Study Results To Be Released Two Years After Fatal Crash

TOWN OF HUNTINGTON, New York, June 4

BY: Andrew Wroblewski

The results of the Woodbury Road safety study will be announced June 15, nearly two years after a 21-year-old Melville mad died there in a two-vehicle crash.

A two-car crash closes Woodbury Road in both directions from Hawxhurst Road to Donovan Drive on July 28, 2014. The results of a safety study on the stretch will be announced on June 15.
A two-car crash closes Woodbury Road in both directions from Hawxhurst Road to Donovan Drive on July 28, 2014. The results of a safety study on the stretch will be announced on June 15.

Huntington Councilwoman Susan Berland will host the meeting, which is open to the public and scheduled for 7 p.m. at Huntington Town Hall.

A push for a safety study was initiated upon the request of residents on the 2.5-mile stretch of Woodbury Road that runs from Huntington village south to West Pulaski Road.

The death of Melville’s Andrew Garafalo on June 25, 2013 was the first of two fatalities in the last two years; a Cold Spring Harbor man was also killed on May 20, 2014 after losing control of his vehicle and crashing into several trees on the side of the road.

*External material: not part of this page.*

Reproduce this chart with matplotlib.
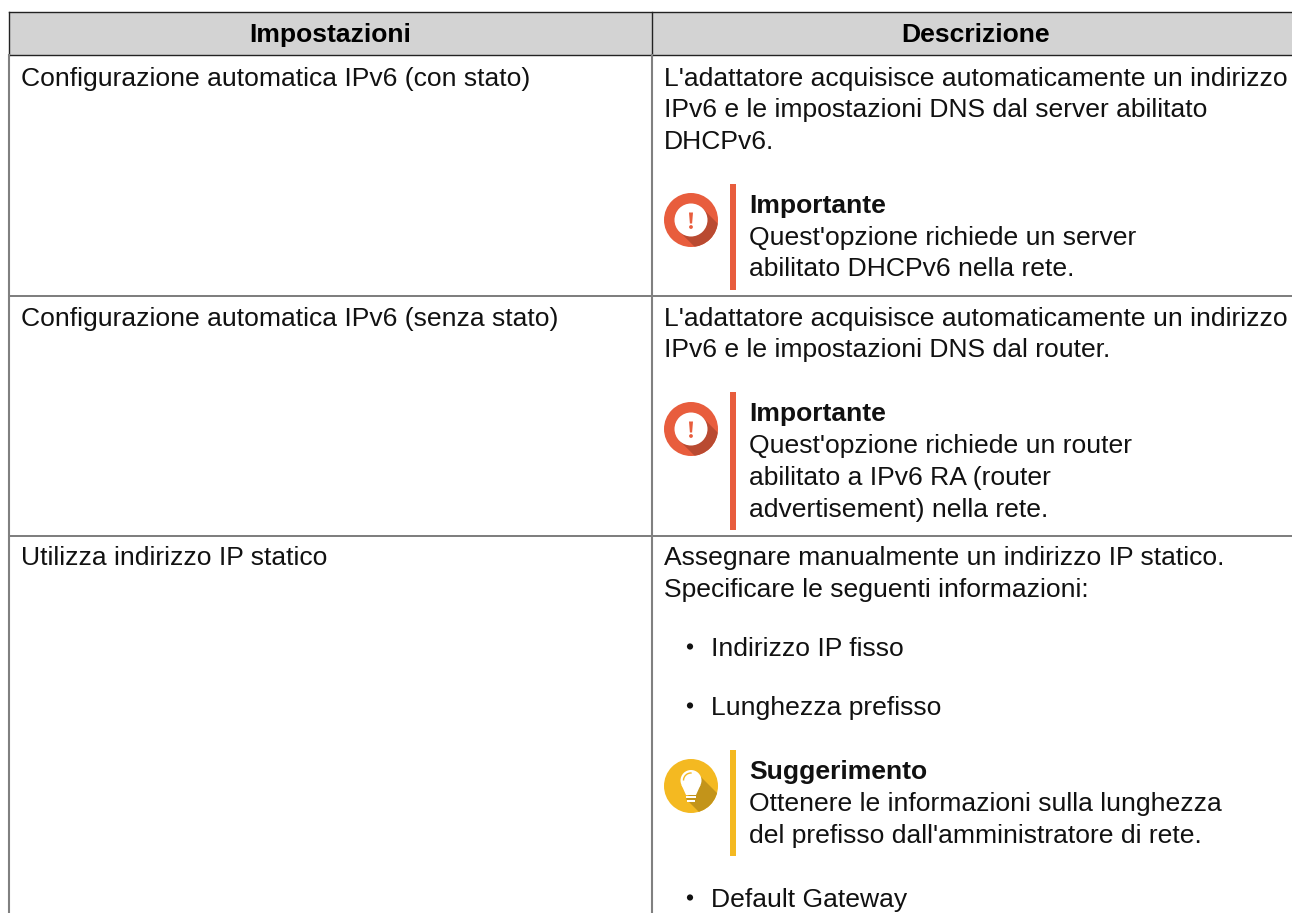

There have also been several non-fatal crashes on the road in the past few years.

“The Woodbury Road traffic study, which the town commissioned in response to residents’ requests, recommends a number of reasonable, implementable traffic calming measures,” Town Supervisor Frank Petrone said in a press release. “We look forward to sharing those recommendations with the community as well as the findings that formed the basis for them.”

The study was first announced on August 19, 2014 when town officials commissioned the firm Gibbons Esposito & Boyce Engineers to initiate the study using funds from the traffic safety and comptroller budgets.

Berland, who originally sponsored the resolution ordering the study with Councilman Mark Cuthbertson, said the results of the study present viable options, but will also consider the community’s input.

“The data that was collected and analysis that was conducted will help to improve road design that will prevent excessive speeding and increase traffic and pedestrian safety,” Berland said in the release.